There's no sitting back for Teatro Vivo's latest show, which takes its audience on a story-hunting mission through the streets of Deptford

Rating: 3 out of 5 stars

Telling fairy stories to an adult audience is a device that's sustained many a Hollywood movie, as well as more modest theatrical productions. But it can be a difficult trick to pull off successfully. In Teatro Vivo's latest show, the brothers Grimm need material for their new story collection, and after assembling their ‘story hunters' in the local library, the audience is invited to promenade around the streets, cafes and dark alleys of Deptford in a hunt for a tale uplifting enough to help Wilhelm Grimm overcome his depression.

On a damp autumn night, this seems quite an undertaking. The first story is told under the railway bridge, with the actors gamely competing with a roaring dustbin lorry across the street. But there's respite with a visit to the delightful Deptford X café, where a wolf reclines on a sofa, ready to tell the tale of how he gobbled up little Red Riding Hood. Joel Mellinger is a bold, lascivious wolf who's adept at ad-libbing, and he's also the perfect warm-up act for the splendid Sarah Finigan, who emerges from behind the counter as Hilda, one of Cinderella's step-sisters, ready to do ghastly things to her foot to ensure the glass slipper will fit when the Prince calls. Her conspiratorial, desperate husband-hunter is one of the best characterisations in the show, ably supported by Mark Stevenson's dude-ish Prince.

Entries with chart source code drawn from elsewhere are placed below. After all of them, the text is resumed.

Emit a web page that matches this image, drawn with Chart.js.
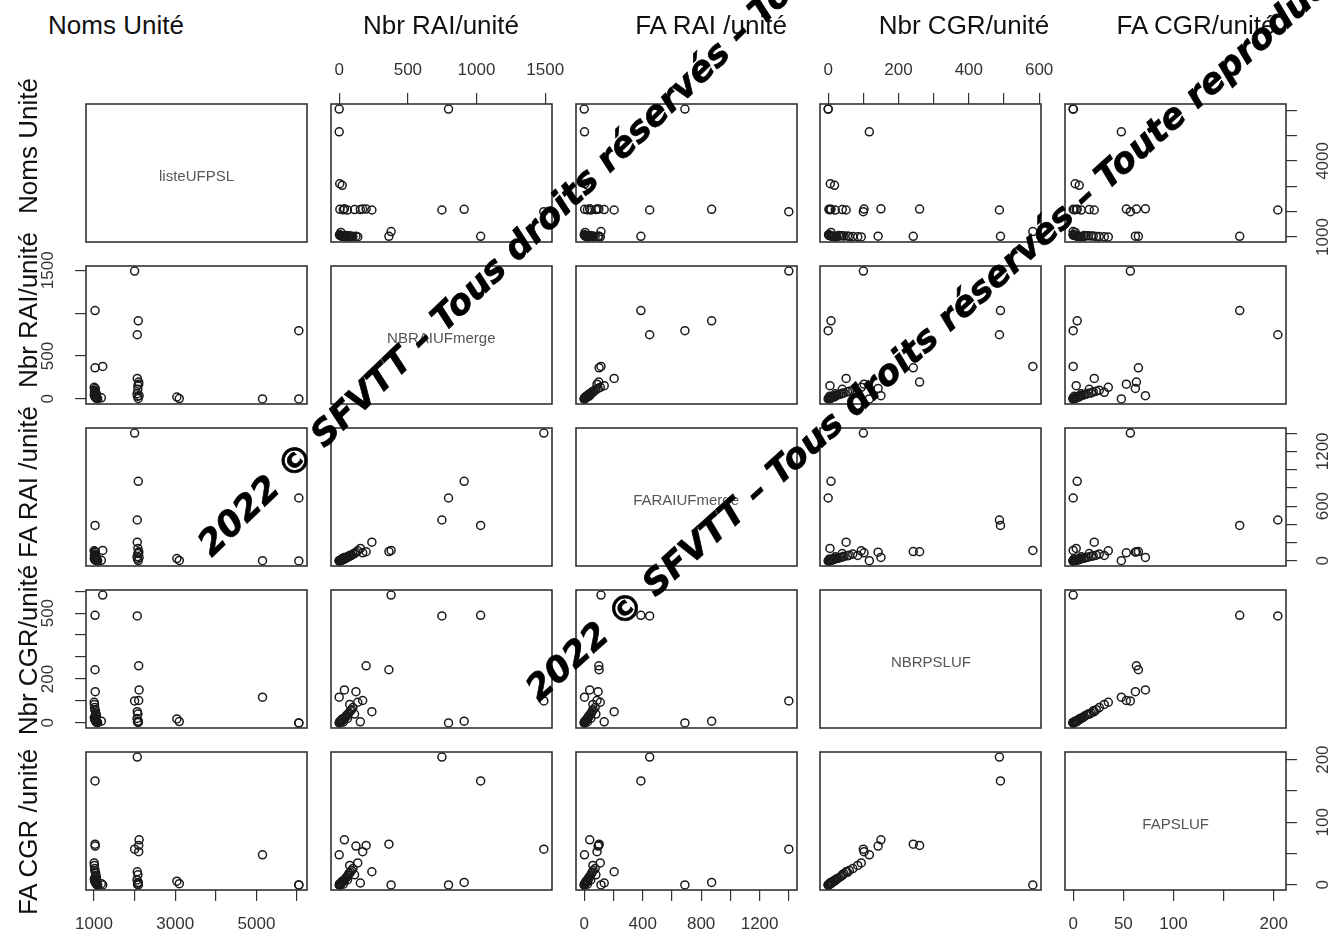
<!DOCTYPE html>
<html lang="fr">
<head>
  <meta charset="UTF-8">
  <title>Matrice de nuages de points</title>
  <script src="https://cdn.jsdelivr.net/npm/chart.js"></script>
  <style>
    html, body { margin: 0; padding: 0; background: #fff; }
    #page { position: relative; width: 1332px; height: 937px; overflow: hidden; font-family: "Liberation Sans", Arial, sans-serif; }
    .panel { position: absolute; }
    .panel canvas { display: block; }
    .hdr { position: absolute; top: 12px; font-size: 26px; line-height: 26px; color: #111; white-space: nowrap; transform: translateX(-50%); }
    .side { position: absolute; left: 28px; font-size: 26px; line-height: 26px; color: #111; white-space: nowrap; transform: translate(-50%, -50%) rotate(-90deg); }
    .diag { position: absolute; font-size: 15px; color: #555; white-space: nowrap; transform: translate(-50%, -50%); }
    .wm { position: absolute; font-family: "DejaVu Sans", sans-serif; font-weight: bold; font-style: italic; font-size: 35px; line-height: 35px; color: #000; -webkit-text-stroke: 0.7px #000; white-space: nowrap; transform-origin: 0 100%; z-index: 5; }
  </style>
</head>
<body>
<div id="page"></div>
<script>
  // noms des variables (en-têtes) et étiquettes de la diagonale
  const varNames = ['Noms Unité', 'Nbr RAI/unité', 'FA RAI /unité', 'Nbr CGR/unité', 'FA CGR/unité'];
  const sideNames = ['Noms Unité', 'Nbr RAI/unité', 'FA RAI /unité', 'Nbr CGR/unité', 'FA CGR /unité'];
  const diagLabels = ['listeUFPSL', 'NBRAIUFmerge', 'FARAIUFmerge', 'NBRPSLUF', 'FAPSLUF'];

  // une valeur par unité (même ordre dans chaque tableau)
  const nomsUnite = [2000, 1025, 2090, 2065, 6044, 1025, 1214, 2065, 2100, 5150, 6044, 1030, 2110, 2100, 2080, 3040, 3100,
                     2060, 2070, 2090, 2080, 1004, 1010, 1015, 1020, 1035, 1040, 1045, 1050, 1060, 1008, 1012, 1018,
                     1022, 1030, 1038, 1042, 1055, 1065, 1075, 1090, 1180];
  const nbrRAI    = [1490, 1030, 910, 748, 796, 362, 378, 238, 196, 0, 0, 122, 38, 171, 154, 22, 4,
                     60, 30, 5, 112, 135, 77, 100, 90, 82, 70, 65, 55, 50, 45, 40, 35,
                     30, 25, 20, 15, 10, 8, 5, 2, 12];
  const faRAI     = [1400, 388, 872, 448, 689, 102, 115, 205, 100, 2, 0, 95, 38, 88, 137, 25, 5,
                     45, 22, 3, 80, 110, 60, 75, 62, 55, 50, 42, 38, 30, 28, 25, 20,
                     15, 12, 10, 8, 5, 4, 2, 1, 6];
  const nbrCGR    = [100, 490, 8, 487, 0, 242, 582, 51, 260, 117, 0, 142, 150, 102, 5, 18, 6,
                     20, 4, 2, 40, 94, 84, 70, 60, 55, 45, 40, 35, 30, 25, 22, 18,
                     15, 12, 10, 8, 5, 3, 2, 1, 8];
  const faCGR     = [57, 166, 4, 204, 0, 65, 0, 21, 63, 48, 0, 62, 72, 53, 3, 6, 2,
                     8, 1, 0, 16, 35, 31, 26, 23, 20, 18, 15, 13, 11, 10, 8, 7,
                     6, 5, 4, 3, 2, 1, 0, 0, 2];

  // graduations
  const ticksU = [1000, 2000, 3000, 4000, 5000, 6000];
  const ticksRAI = [0, 500, 1000, 1500];
  const ticksFARAI = [0, 200, 400, 600, 800, 1000, 1200, 1400];
  const ticksCGR = [0, 100, 200, 300, 400, 500, 600];
  const ticksFACGR = [0, 50, 100, 150, 200];

  // étiquettes affichées sur chaque côté
  const lblBottomU = [1000, 3000, 5000];
  const lblBottomFARAI = [0, 400, 800, 1200];
  const lblBottomFACGR = [0, 50, 100, 200];
  const lblTopRAI = [0, 500, 1000, 1500];
  const lblTopCGR = [0, 200, 400, 600];
  const lblLeftRAI = [0, 500, 1500];
  const lblLeftCGR = [0, 200, 500];
  const lblRightU = [1000, 4000];
  const lblRightFARAI = [0, 600, 1200];
  const lblRightFACGR = [0, 100, 200];

  const VARS = [nomsUnite, nbrRAI, faRAI, nbrCGR, faCGR];
  const TICKS = [ticksU, ticksRAI, ticksFARAI, ticksCGR, ticksFACGR];
  const shownBottom = {0: lblBottomU, 2: lblBottomFARAI, 4: lblBottomFACGR};
  const shownTop = {1: lblTopRAI, 3: lblTopCGR};
  const shownLeft = {1: lblLeftRAI, 3: lblLeftCGR};
  const shownRight = {0: lblRightU, 2: lblRightFARAI, 4: lblRightFACGR};

  // mise en page
  const PANEL_LEFT = [86, 330.8, 575.6, 820.4, 1065.2];
  const PANEL_TOP = [104, 265.9, 427.8, 589.7, 751.6];
  const PW = 221, PH = 138, M = 60;
  const TICK_LEN = 11;
  const FONT = '"Liberation Sans", Arial, sans-serif';
  const FONT_SIZE = 17;

  const page = document.getElementById('page');

  // étendue des axes comme R (4 % de marge)
  function paddedRange(arr) {
    const lo = Math.min(...arr), hi = Math.max(...arr), d = (hi - lo) * 0.04;
    return [lo - d, hi + d];
  }
  const RANGES = VARS.map(paddedRange);

  const measureCtx = document.createElement('canvas').getContext('2d');
  measureCtx.font = FONT_SIZE + 'px ' + FONT;
  function widest(labels) {
    return Math.max(...labels.map(l => measureCtx.measureText(String(l)).width));
  }

  function axisCfg(axis, position, v, shown) {
    const show = !!shown;
    const vertical = axis === 'y';
    let pad = 0;
    if (show && vertical) pad = 26.5 - widest(shown) / 2;
    if (show && !vertical) pad = position === 'top' ? 12 : 13;
    return {
      type: 'linear', axis: axis, position: position, bounds: 'data',
      min: RANGES[v][0], max: RANGES[v][1], display: true,
      grid: { display: show, drawOnChartArea: false, drawTicks: true, tickLength: TICK_LEN, color: '#333', lineWidth: 1.2 },
      border: { display: false },
      ticks: {
        display: show, autoSkip: false, color: '#333', padding: pad,
        font: { family: FONT, size: FONT_SIZE },
        minRotation: vertical ? 90 : 0, maxRotation: vertical ? 90 : 0,
        crossAlign: vertical ? 'center' : 'near',
        callback: val => (show && shown.includes(val)) ? String(val) : ''
      },
      afterBuildTicks: s => { s.ticks = TICKS[v].map(t => ({ value: t })); },
      afterFit: s => { if (s.isHorizontal()) s.height = M; else s.width = M; }
    };
  }

  const boxPlugin = {
    id: 'panelBox',
    afterDraw(chart) {
      const { ctx, chartArea: a } = chart;
      ctx.save();
      ctx.strokeStyle = '#333';
      ctx.lineWidth = 1.6;
      ctx.strokeRect(a.left, a.top, a.right - a.left, a.bottom - a.top);
      ctx.restore();
    }
  };

  function makePanel(i, j) {
    const div = document.createElement('div');
    div.className = 'panel';
    div.style.left = (PANEL_LEFT[j] - M) + 'px';
    div.style.top = (PANEL_TOP[i] - M) + 'px';
    const canvas = document.createElement('canvas');
    canvas.width = PW + 2 * M;
    canvas.height = PH + 2 * M;
    canvas.style.width = (PW + 2 * M) + 'px';
    canvas.style.height = (PH + 2 * M) + 'px';
    div.appendChild(canvas);
    page.appendChild(div);

    const pts = i === j ? [] : VARS[j].map((xv, k) => ({ x: xv, y: VARS[i][k] }));

    new Chart(canvas, {
      type: 'scatter',
      data: {
        datasets: [{
          data: pts,
          pointRadius: 4,
          pointBorderWidth: 1.5,
          pointBorderColor: '#1a1a1a',
          pointBackgroundColor: 'rgba(0,0,0,0)',
          pointHoverRadius: 4
        }]
      },
      options: {
        responsive: false,
        animation: false,
        events: [],
        layout: { padding: 0 },
        plugins: { legend: { display: false }, tooltip: { enabled: false } },
        scales: {
          x: axisCfg('x', 'bottom', j, i === 4 ? shownBottom[j] : null),
          xTop: axisCfg('x', 'top', j, i === 0 ? shownTop[j] : null),
          y: axisCfg('y', 'left', i, j === 0 ? shownLeft[i] : null),
          yRight: axisCfg('y', 'right', i, j === 4 ? shownRight[i] : null)
        }
      },
      plugins: [boxPlugin]
    });

    if (i === j) {
      const t = document.createElement('div');
      t.className = 'diag';
      t.textContent = diagLabels[i];
      t.style.left = (PANEL_LEFT[j] + PW / 2) + 'px';
      t.style.top = (PANEL_TOP[i] + PH / 2 + 2) + 'px';
      page.appendChild(t);
    }
  }

  for (let i = 0; i < 5; i++) {
    for (let j = 0; j < 5; j++) makePanel(i, j);
  }

  // titres en haut et à gauche
  const hdrX = [116, 441, 711, 964, 1196];
  varNames.forEach((n, k) => {
    const d = document.createElement('div');
    d.className = 'hdr';
    d.textContent = n;
    d.style.left = hdrX[k] + 'px';
    page.appendChild(d);
  });
  const sideY = [146, 310, 482, 650, 832];
  sideNames.forEach((n, k) => {
    const d = document.createElement('div');
    d.className = 'side';
    d.textContent = n;
    d.style.top = sideY[k] + 'px';
    page.appendChild(d);
  });

  // filigrane
  const wmText = '2022 © SFVTT – Tous droits réservés – Toute reproduction interdite';
  [[216, 557, -44], [543, 702, -42]].forEach(([x, y, ang]) => {
    const d = document.createElement('div');
    d.className = 'wm';
    d.textContent = wmText;
    d.style.left = x + 'px';
    d.style.top = (y - 30) + 'px';
    d.style.transform = 'rotate(' + ang + 'deg)';
    page.appendChild(d);
  });
</script>
</body>
</html>
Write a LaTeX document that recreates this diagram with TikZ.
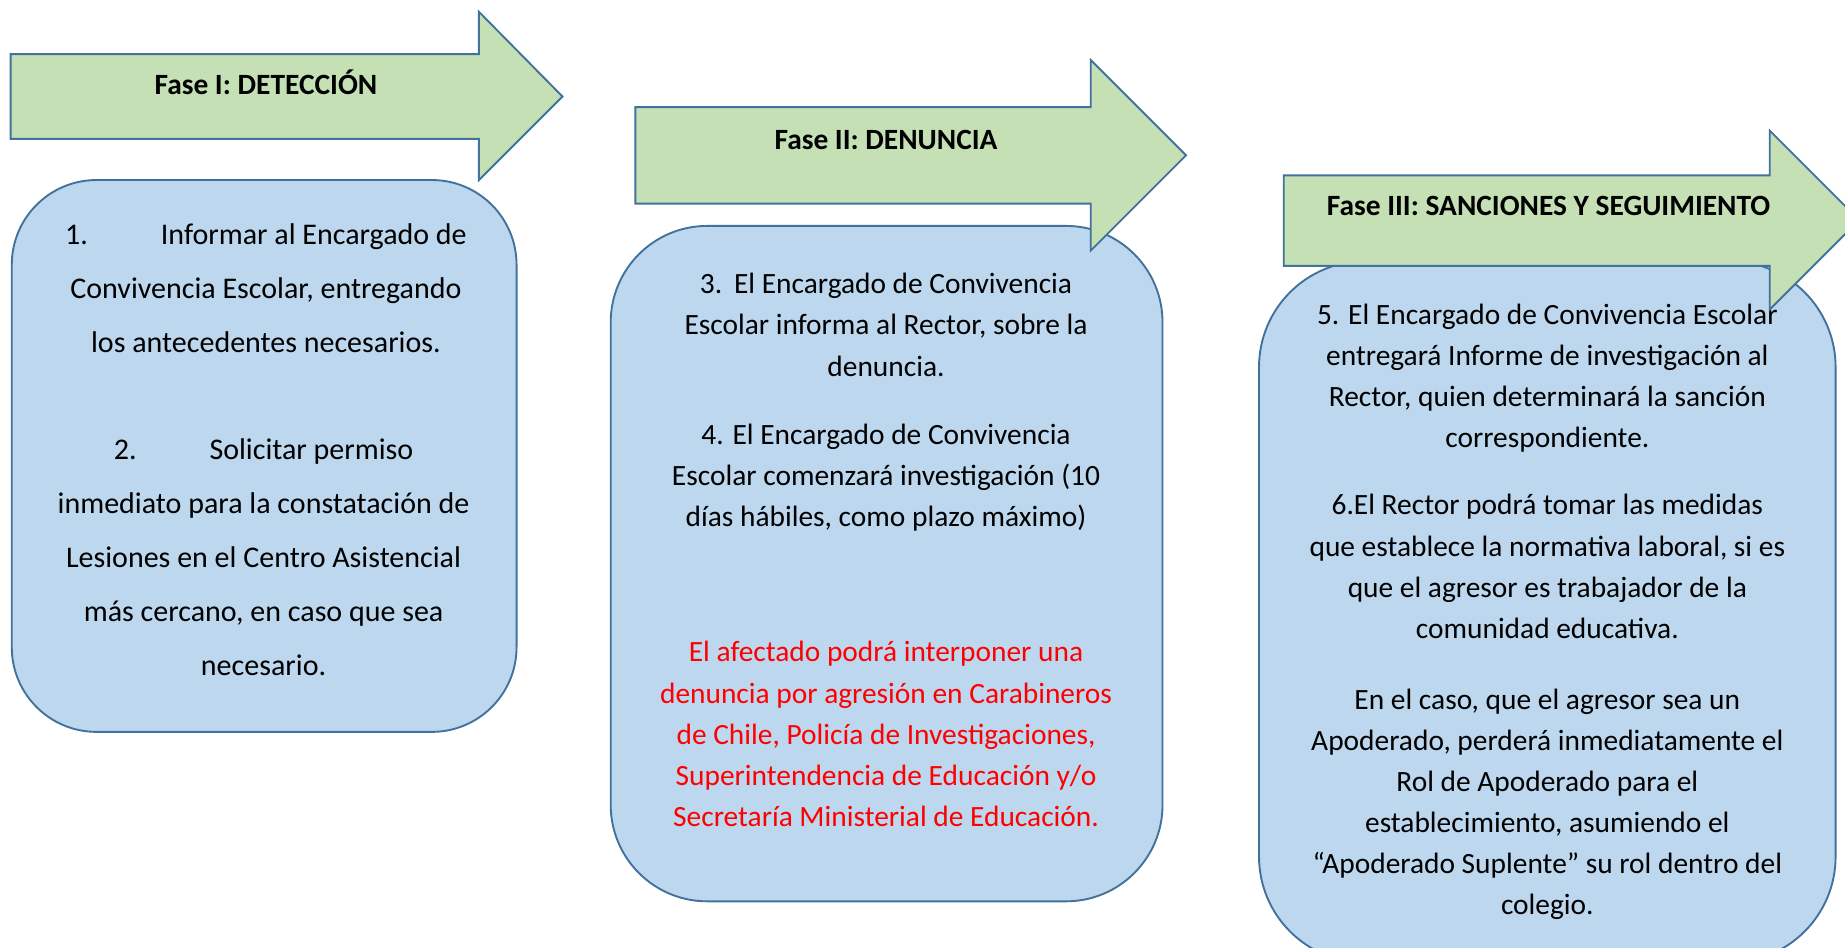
\documentclass[tikz,border=0pt]{standalone}
\usepackage{fontspec}
\setmainfont{Carlito}
\definecolor{arrowfill}{HTML}{C5E0B4}
\definecolor{boxfill}{HTML}{BDD7EE}
\definecolor{edgeblue}{HTML}{41719C}
\definecolor{alertred}{HTML}{FF0000}
\tikzset{
  phasearrow/.style={fill=arrowfill, draw=edgeblue, line width=1.6pt, line join=miter},
  stagebox/.style={fill=boxfill, draw=edgeblue, line width=1.6pt, inner sep=0pt},
  phaselabel/.style={font=\bfseries\fontsize{25}{28}\selectfont, inner sep=0pt, anchor=base},
  bodytext/.style={font=\fontsize{25}{35}\selectfont, align=center, inner sep=0pt, anchor=north},
  widetext/.style={font=\fontsize{25.5}{45.8}\selectfont, align=center, inner sep=0pt, anchor=north},
}
\begin{document}
\begin{tikzpicture}[x=1pt,y=-1pt]
\useasboundingbox (0,0) rectangle (1568,805);
\clip (0,0) rectangle (1568,805);
% ---- Phase I ----
\draw[phasearrow] (9,46) -- (407,46) -- (407,10) -- (478,82) -- (407,153) -- (407,118) -- (9,118) -- cycle;
\node[phaselabel] (f1) at (226,80) {Fase I: DETECCIÓN};
\node[stagebox, rounded corners=72pt, minimum width=429pt, minimum height=469pt] (b1) at (224.5,387.5) {};
\node[widetext] (t1a) at (226,190) {1.\hspace{62pt}Informar al Encargado de\\Convivencia Escolar, entregando\\los antecedentes necesarios.};
\node[widetext] (t1b) at (224,373) {2.\hspace{62pt}Solicitar permiso\\inmediato para la constatación de\\Lesiones en el Centro Asistencial\\más cercano, en caso que sea\\necesario.};
% ---- Phase II ----
\node[stagebox, rounded corners=82pt, minimum width=469pt, minimum height=574pt] (b2) at (753.5,479) {};
\node[bodytext] (t2a) at (753,232) {3.\hspace{10pt}El Encargado de Convivencia\\Escolar informa al Rector, sobre la\\denuncia.};
\node[bodytext] (t2b) at (753,360) {4. El Encargado de Convivencia\\Escolar comenzará investigación (10\\días hábiles, como plazo máximo)};
\node[bodytext, text=alertred] (t2c) at (753,545) {El afectado podrá interponer una\\denuncia por agresión en Carabineros\\de Chile, Policía de Investigaciones,\\Superintendencia de Educación y/o\\Secretaría Ministerial de Educación.};
\draw[phasearrow] (540,91) -- (927,91) -- (927,51) -- (1008,132) -- (927,213) -- (927,173) -- (540,173) -- cycle;
\node[phaselabel] (f2) at (753,127) {Fase II: DENUNCIA};
% ---- Phase III ----
\node[stagebox, rounded corners=90pt, minimum width=490pt, minimum height=596pt] (b3) at (1315,520) {};
\node[bodytext] (t3a) at (1315,258) {5. El Encargado de Convivencia Escolar\\entregará Informe de investigación al\\Rector, quien determinará la sanción\\correspondiente.};
\node[bodytext] (t3b) at (1315,420) {6.El Rector podrá tomar las medidas\\que establece la normativa laboral, si es\\que el agresor es trabajador de la\\comunidad educativa.};
\node[bodytext] (t3c) at (1315,585) {En el caso, que el agresor sea un\\Apoderado, perderá inmediatamente el\\Rol de Apoderado para el\\establecimiento, asumiendo el\\“Apoderado Suplente” su rol dentro del\\colegio.};
\draw[phasearrow] (1091,149) -- (1504,149) -- (1504,111) -- (1580,187) -- (1504,263) -- (1504,226) -- (1091,226) -- cycle;
\node[phaselabel] (f3) at (1316,183) {Fase III: SANCIONES Y SEGUIMIENTO};
\end{tikzpicture}
\end{document}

By the interval, Finigan has become Olga the Owl, ready to lead a country dancing session that takes place in The Job Centre, a very stylish bar that was formerly a… job centre. She gives her final tour de force as a Frog Prince-in-waiting who enjoys being pelted with wet sponges just a bit too much.

And emboldened by the half-time dancing, the audience of story hunters is even persuaded by T'nia Miller as Rapunzel to sing about shaking their natty dreads, as they process along Deptford High Street, watched curiously by three passing police officers.

The show eventually leads back to the The Albany, Deptford's Arts Centre, which is home to the story's romantic conclusion.

Teatro Vivo have devised a lively and engaging performance, with great costumes and an imaginative design by Rachel Good. The dialogue is stretched too thinly at times, particularly in the early part of the show, but the promenade gives everyone – actors and audience – an active role to play. Director Sophie Austin has also included a Community Chorus of local people to add their own unique glamour and talent to the mix. Teatro Vivo have certainly done their best to find magic in the everyday surroundings of downtown Deptford.